15 I sold the gold I made for a dollar a mill at school.

16 I got an offer to flip product keys on eBay and also started selling cheap things from eBay IRL.

All these things made me a biz.

When I started realizing that every day, and every person I talked to I was looking for opportunity, a situation or sale I could perform to seek some income.

When I realized I love shitposting and money all at the same time.

SouthParknice.jpg

when i noticed that selling things made me more happy than buying things. you people here have been no help.

At 8 I used to buy those fake Pokemon cards from sticker machines for $.25 a pop, and sold them for $.75 at the kids at school claiming they were authentic and rare. Earned enough money to buy a gameboy doing it after a few months, years later everyone caught on but we laughed it off.

At 12 I would buy used copies of popular games, and sell them for almost full retail price. Usually gaining $10-15 per game, got a reputation as a dude who could get games. Helped my dad didn't give a fuck what I played so ratings weren't off limits for me.

At 16 I devised a "tutoring service" and basically practiced with and trained the freshmen for my school's soccer society up until a year after graduation. Mostly proud of that because it helped me get better at soccer, and I earned $2.5K each year then on. Helped me pay for my first car, insurance, and I was able to pay for my trip to England & Paris for my own graduation treat with some good friends.
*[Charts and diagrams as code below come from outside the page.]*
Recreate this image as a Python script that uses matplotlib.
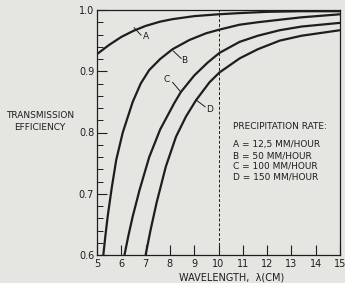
import matplotlib
matplotlib.use("Agg")
import matplotlib.pyplot as plt
from matplotlib.ticker import MultipleLocator

plt.rcParams['font.family'] = ['DejaVu Sans']

# Data
a_x = [5.0, 5.5, 6.0, 6.5, 7.0, 7.6, 8.1, 9.0, 10.0, 10.9, 12.0, 13.4, 15.0]
a_y = [0.928, 0.943, 0.956, 0.966, 0.974, 0.981, 0.985, 0.990, 0.993, 0.995, 0.997, 0.998, 0.998]

b_x = [5.26, 5.35, 5.44, 5.60, 5.79, 6.06, 6.47, 6.80, 7.15, 7.60, 8.11, 8.80, 9.49,
       10.04, 10.87, 11.62, 12.5, 13.4, 15.0]
b_y = [0.600, 0.633, 0.663, 0.708, 0.755, 0.800, 0.850, 0.880, 0.902, 0.920, 0.936, 0.951, 0.962,
       0.968, 0.976, 0.980, 0.984, 0.988, 0.993]

c_x = [6.13, 6.30, 6.47, 6.75, 7.15, 7.60, 8.18, 8.45, 9.0, 9.55, 10.04, 10.87, 11.62,
       12.52, 13.42, 15.0]
c_y = [0.600, 0.633, 0.663, 0.706, 0.760, 0.805, 0.848, 0.866, 0.893, 0.914, 0.930, 0.948, 0.958,
       0.967, 0.973, 0.979]

d_x = [7.0, 7.2, 7.45, 7.83, 8.25, 8.66, 9.08, 9.63, 10.04, 10.87, 11.62, 12.52, 13.42, 15.0]
d_y = [0.600, 0.640, 0.685, 0.744, 0.793, 0.826, 0.853, 0.882, 0.898, 0.921, 0.936, 0.950, 0.958, 0.967]

legend_title = "PRECIPITATION RATE:"
legend_lines = ["A = 12,5 MM/HOUR", "B = 50 MM/HOUR", "C = 100 MM/HOUR", "D = 150 MM/HOUR"]
x_ticks = list(range(5, 16))
y_ticks = [0.6, 0.7, 0.8, 0.9, 1.0]
y_tick_labels = ["0.6", "0.7", "0.8", "0.9", "1.0"]

bg = '#e5e5e2'
ink = '#1e1e1e'
fs = 6.5

fig = plt.figure(figsize=(3.45, 2.83), dpi=100, facecolor=bg)
ax = fig.add_axes([97/345, 28/283, 243/345, 245/283])
ax.set_facecolor(bg)

for xs, ys in [(a_x, a_y), (b_x, b_y), (c_x, c_y), (d_x, d_y)]:
    ax.plot(xs, ys, color=ink, lw=1.6, solid_capstyle='butt', solid_joinstyle='round')

ax.axvline(10, color=ink, lw=0.7, ls=(0, (3, 2)))

ax.set_xlim(5, 15)
ax.set_ylim(0.6, 1.0)
ax.set_xticks(x_ticks)
ax.set_xticklabels([str(t) for t in x_ticks])
ax.set_yticks(y_ticks)
ax.set_yticklabels(y_tick_labels)
ax.yaxis.set_minor_locator(MultipleLocator(0.02))
ax.tick_params(axis='both', which='major', direction='in', length=7, width=0.8,
               color=ink, labelsize=7, labelcolor=ink, pad=2)
ax.tick_params(axis='y', which='minor', direction='in', length=4, width=0.7, color=ink)
ax.tick_params(axis='x', which='major', pad=3)
for s in ax.spines.values():
    s.set_color(ink)
    s.set_linewidth(0.9)

# curve labels with leader lines
labels = [("A", (6.53, 0.971), (6.81, 0.959), (7.01, 0.956)),
          ("B", (8.14, 0.933), (8.46, 0.921), (8.60, 0.917)),
          ("C", (8.45, 0.866), (8.11, 0.882), (7.88, 0.886)),
          ("D", (9.08, 0.853), (9.45, 0.842), (9.63, 0.838))]
for name, p0, p1, pt in labels:
    ax.plot([p0[0], p1[0]], [p0[1], p1[1]], color=ink, lw=0.7)
    ax.text(pt[0], pt[1], name, fontsize=fs, color=ink, ha='center', va='center')

ax.text(10.59, 0.809, legend_title, fontsize=fs, color=ink, ha='left', va='center')
for i, line in enumerate(legend_lines):
    ax.text(10.59, [0.780, 0.762, 0.746, 0.728][i], line, fontsize=fs, color=ink,
            ha='left', va='center')

fig.text(40/345, 1 - 121.5/283, "TRANSMISSION\nEFFICIENCY", fontsize=fs, color=ink,
         ha='center', va='center', multialignment='center', linespacing=1.35)
fig.text(232/345, 1 - 277/283, "WAVELENGTH,  λ(CM)", fontsize=7, color=ink,
         ha='center', va='center')

fig.savefig('out.png', dpi=100, facecolor=bg)
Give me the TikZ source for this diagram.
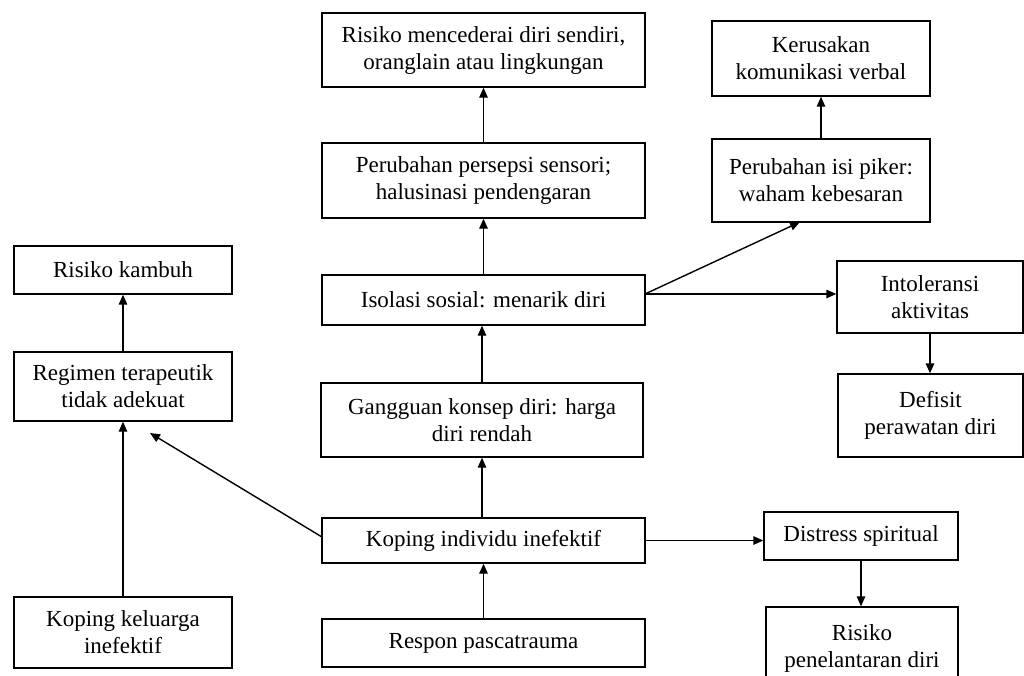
\documentclass[tikz,border=0pt]{standalone}
\usepackage{fontspec}
\setmainfont{Liberation Serif}
\usetikzlibrary{arrows.meta}

\begin{document}
\begin{tikzpicture}[x=1pt, y=-1pt, line width=1.4pt,
    box/.style={draw, align=center, inner sep=0pt, font=\fontsize{23}{27}\selectfont},
    arr/.style={-{Triangle[length=10pt,width=8.5pt]}}]
        \useasboundingbox (0,0) rectangle (1024,675);

        % middle column
        \node[box, minimum width=323, minimum height=74] (cedera) at (483.5,50) {Risiko mencederai diri sendiri,\\oranglain atau lingkungan};
        \node[box, minimum width=323, minimum height=75] (persepsi) at (483.5,180.5) {Perubahan persepsi sensori;\\halusinasi pendengaran};
        \node[box, minimum width=323, minimum height=50] (isolasi) at (483.5,300) {Isolasi sosial: menarik diri};
        \node[box, minimum width=322, minimum height=74] (gangguan) at (482,420) {Gangguan konsep diri: harga\\diri rendah};
        \node[box, minimum width=323, minimum height=45] (kopingind) at (483.5,540.5) {Koping individu inefektif};
        \node[box, minimum width=323, minimum height=48] (respon) at (483.5,643) {Respon pascatrauma};

        % left column
        \node[box, minimum width=218, minimum height=48] (kambuh) at (123,270) {Risiko kambuh};
        \node[box, minimum width=218, minimum height=69] (regimen) at (123,386.5) {Regimen terapeutik\\tidak adekuat};
        \node[box, minimum width=218, minimum height=71] (keluarga) at (123,632.5) {Koping keluarga\\inefektif};

        % right side
        \node[box, minimum width=218, minimum height=75] (verbal) at (821,58.5) {Kerusakan\\komunikasi verbal};
        \node[box, minimum width=218, minimum height=83] (waham) at (821,180.5) {Perubahan isi piker:\\waham kebesaran};
        \node[box, minimum width=186, minimum height=72] (intoleransi) at (930,297) {Intoleransi\\aktivitas};
        \node[box, minimum width=185, minimum height=83] (defisit) at (930.5,415.5) {Defisit\\perawatan diri};
        \node[box, minimum width=194, minimum height=48] (distress) at (861,536) {Distress spiritual};
        \node[box, minimum width=192, minimum height=83] (penelantaran) at (862,648.5) {Risiko\\penelantaran diri};

        \coordinate (isoout) at (645,294);
        \coordinate (wahamin) at (800,222);
        \coordinate (regimenin) at (150,433);
        \coordinate (kopingout) at (322,537);

        \draw[arr] (respon.north) -- (kopingind.south);
        \draw[arr] (gangguan.north |- kopingind.north) -- (gangguan.south);
        \draw[arr] (gangguan.north) -- (gangguan.north |- isolasi.south);
        \draw[arr] (isolasi.north) -- (persepsi.south);
        \draw[arr] (persepsi.north) -- (cedera.south);
        \draw[arr] (isoout) -- (wahamin);
        \draw[arr] (isoout) -- (intoleransi.west |- isoout);
        \draw[arr] (waham.north) -- (verbal.south);
        \draw[arr] (intoleransi.south) -- (defisit.north -| intoleransi.south);
        \draw[arr] (kopingind.east) -- (distress.west |- kopingind.east);
        \draw[arr] (distress.south) -- (penelantaran.north -| distress.south);
        \draw[arr] (kopingout) -- (regimenin);
        \draw[arr] (keluarga.north) -- (regimen.south);
        \draw[arr] (regimen.north) -- (kambuh.south);
    \end{tikzpicture}
\end{document}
When I realized my only goal is to get rich and do nothing, like Peter in Office Space.

i just use excel

it was a late realization i was like 35 or so.
all i ever wanted from life was not having to work.
but it seemed like a pipedream except it's very doable.
so i dug into this investment and frugality stuff and did my calcs.
got hooked on making money and investing. still careful still taking it slow, but i look at offers and stuff a lot more differently than a year ago.